In what meteorologists say is new evidence that global warming is real and worsening, the world's average temperature last year was 58.03 degrees Fahrenheit, according to the National Climatic Data Center in Asheville, N.C. That's 1.03 degrees warmer than the 124-year world average.

Going into December, it looked as though 2003 would rank only third hottest, but a toasty month tied the year with 2002 for second place since record-keeping began Jan. 1, 1880, said Jay Lawrimore, the global data center's climate-monitoring chief. The hottest year was 1998, with an average temperature of 58.14 degrees Fahrenheit.

The five hottest years on record have occurred since 1997, and the 10 hottest have occurred since 1990. It has been 221 months since the world recorded a colder-than-usual month.

The United States fared a bit better than many other countries in 2003. Americans experienced only the 20th-hottest year on record last year, with an average temperature of 53.7 degrees Fahrenheit. That was nine-tenths of a degree warmer than usual.
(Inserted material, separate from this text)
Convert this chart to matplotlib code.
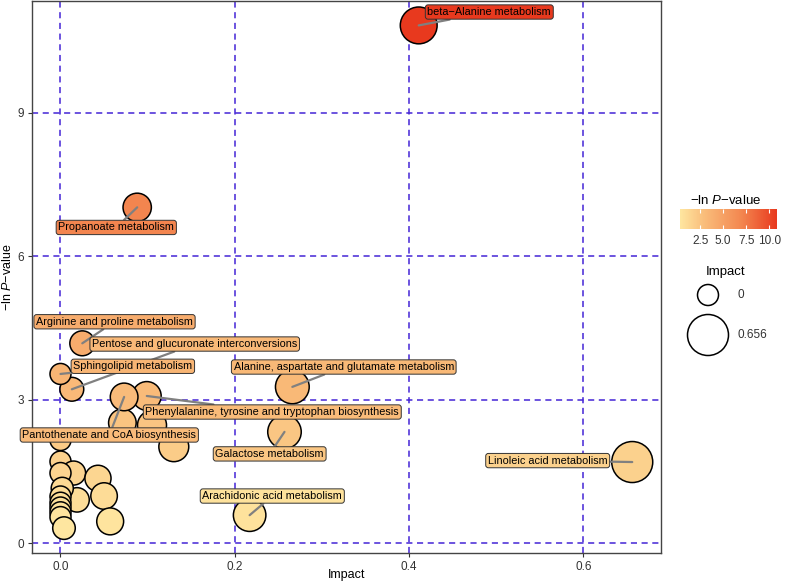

The consensus of climate scientists is that the world is warming and will continue the trend because gases emitted from burning fossil fuels are trapping heat from the sun, causing the atmosphere to warm, as happens in a greenhouse.

Global temperatures increased 1 degree in the 20th century and probably will increase 2 to 10 more degrees by 2100, the Intergovernmental Panel on Climate Change, a group that includes many of the world's leading weather experts, predicted in 2001.

"Mother Nature keeps reminding us that (global warming) is going on," said Kevin Trenberth, the head of climate analysis at the National Center for Atmospheric Research in Boulder, Colo. "The evidence never really comes out to contradict it, even though the man on the street says, 'It's bloody freezing out here.' " Global warming may be playing a role in Americans' sense that January has been especially cold, Trenberth and Lawrimore said. Because winters have been milder in the 1990s and 2000s, cold snaps feel colder, as people are unaccustomed to them, they said.